CENTRAL Bank purchases figured highly in overall gold demand last year but investment interest in gold as indicated by bullion-backed exchange traded fund (ETF) buying waned, except in the final months of the year.
This is according to the World Gold Council’s annual report on demand trends in which it also said that annual gold in jewellery demand was flat whilst retail demand increased.
“Gold demand rose in 2018 and, although the US dollar gold price was down 1% over the year, it outperformed many other financial assets,” said Alistair Hewitt, head of market intelligence at the World Gold Council in an announcement earlier today.
“Worries about a slowdown in global growth, heightened geopolitical tensions, and financial market volatility saw central bank demand hit its highest level since Nixon closed the gold window in 1971, the volume of gold in European-listed ETFs reach a record high, and annual coin demand leap 26%,” he said.
Central banks added 651.5 tonnes to official gold reserves in 2018, up 74% on 2017 and the second highest yearly total on record.

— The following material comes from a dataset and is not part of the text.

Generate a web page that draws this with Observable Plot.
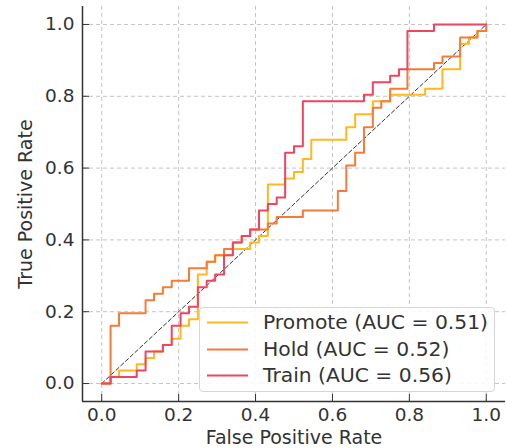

Net purchases jumped to their highest level since the end of US dollar convertibility into gold in 1971, as a greater pool of central banks turned to gold as a diversifier.
Other findings of the demand trends report are:
- Annual jewellery demand was steady at 2,200t, down just one tonne from the previous year. Gains in China (3%), the US (4%) and Russia (9%) broadly offset sharp losses in the Middle East, where demand dropped 15% on 2017. Indian demand was stable at 598t, a drop of only 4t from the previous year.
- ETFs and similar products saw only moderate inflows of 68.9t during 2018, down 67% on 2017. Stock market volatility and signs of faltering economic growth in key markets fuelled a recovery in Q4 2018, with inflows growing to 112.4t from 32.5t in the same period last year. However, Europe was the only region to see net growth over the year as a whole.
- Retail investment in gold bars and coins grew 4% in 2018, to 1,090.2t. Coin demand surged to reach a five-year high of 236.4t, the second-highest on record. Demand for gold bars held steady at 781.6t, the fifth year in succession of holding in a firm 780-800t range.
Said Hewitt: “I don’t see any of the risks that investors and central banks are worried about fading anytime soon and I expect gold to remain an attractive hedge in 2019.”
The total supply of gold grew marginally by 1% in 2018, up from 4,447.2t to 4,490.2t. This growth was supported by similar year-on-year increases in mine production – to a new record high – and recycled gold, said the World Gold Council.